Moroni residents will now hire own contractors for water hookups
By Suzanne Dean
MORONI—Moroni will no longer have its staff hook up utilities for new homes or buildings.
In fact, at a meeting Wednesday, Feb. 19, the city council talked about extending the requirement that property owners hire their own contractors to secondary irrigation connections as well.
Up to now, the city has charged $2,500 for a water and $2,500 for a sewer hookup. That has included mapping the hookup location; providing piping, a meter and other materials; actual installation of pipe from the home to the water or sewer main; and setting up the billing account.
But under a resolution passed at the meeting, the city will drop its hookup charge to $1,400 for water and $500 for sewer. City staff will still map the location of pipe, provide all the materials to make sure they fit the rest of the system and set up a utility account.
But property owners will have to hire an approved contractor to dig trenches, install meters and connect pipes. The Moroni public works staff will inspect the work before a contractor covers up a trench.
“We’re not in the contracting business,” Mayor Paul Bailey told the city council. “Our equipment’s getting worn out….We don’t have track hoes that can dig these long sewer lines. I think it’s time we have the homeowners contract their services…”
Last summer, a record number of new homes were built in Moroni, Bailey said. The two-person public works staff got so backed up connecting homes to the water and sewer systems that the city had to hire a third employee to take care of parks and the cemetery.
Councilman Troy Prestwich said he would like to see the same approach extended to secondary irrigation hookups. The mayor said he would get a figure for city costs connected with irrigation hookups and bring a resolution for secondary irrigation to the next council meeting.
In other discussion, Prestwich, who is the council liaison for water, reported that the city had installed a software update for monitoring one of its two culinary wells. The upgrade cost about $5,000, he said.

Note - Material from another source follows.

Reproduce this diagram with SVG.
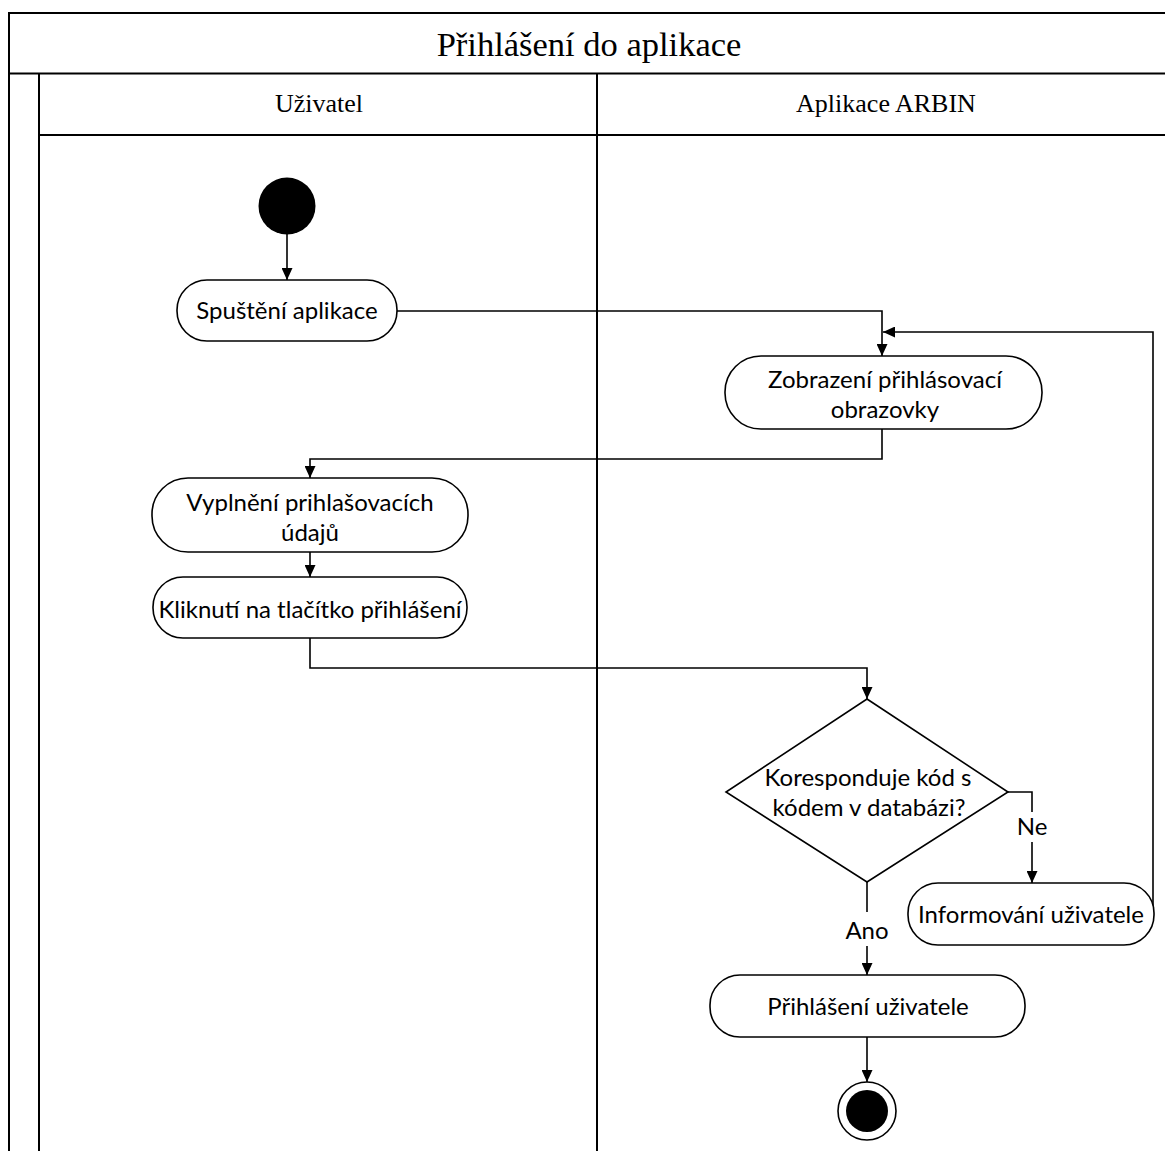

“The new software has all the bells and whistles,” he said. “It shuts down the pump if we get a lightning storm, if it gets a power surge and the like.”
But he said it’s time to start planning for a new well, especially if money is available.
“I really hate that thought,” he said, “but I think down the road, we’re going to have to have it.” If money is available from the Utah Community Impact Board (CIB), the U.S. Bureau of Reclamation (BOR) or the state, the city would be crazy not to move ahead, he said.
“We’ve got more problems than just the well,” Prestwich added. He said the last time the city cleaned one of its two water tanks, the tank had rust in it.
Prestwich also talked about the secondary irrigation system, where numerous pipe breaks popped up last summer. Possibly the city could get grant money to replace irrigation pipe in phases, he suggested.
Mayor Bailey said the deadline to get on the Six County Association of Governments priority list for CIB money was Feb. 28. After the meeting Carol Haskins, city recorder, reported Moroni had put some projects on the CIB list for the first time in several years.
In other discussion, the mayor gave a glowing employment evaluation for Steve Grey, who was hired as police chief about a year ago.
“I have seen how hard he works and how seriously he takes his job,” Bailey said. “…He takes calls from dispatch at all hours of the day and night….He is highly respected by other law enforcement agencies and officers in the area due to his willingness to help and knowledge of the law.”
The mayor said the chief had completed a 12-month probation. The council voted to give him a $1 per hour raise, effective for the rest of the budget year.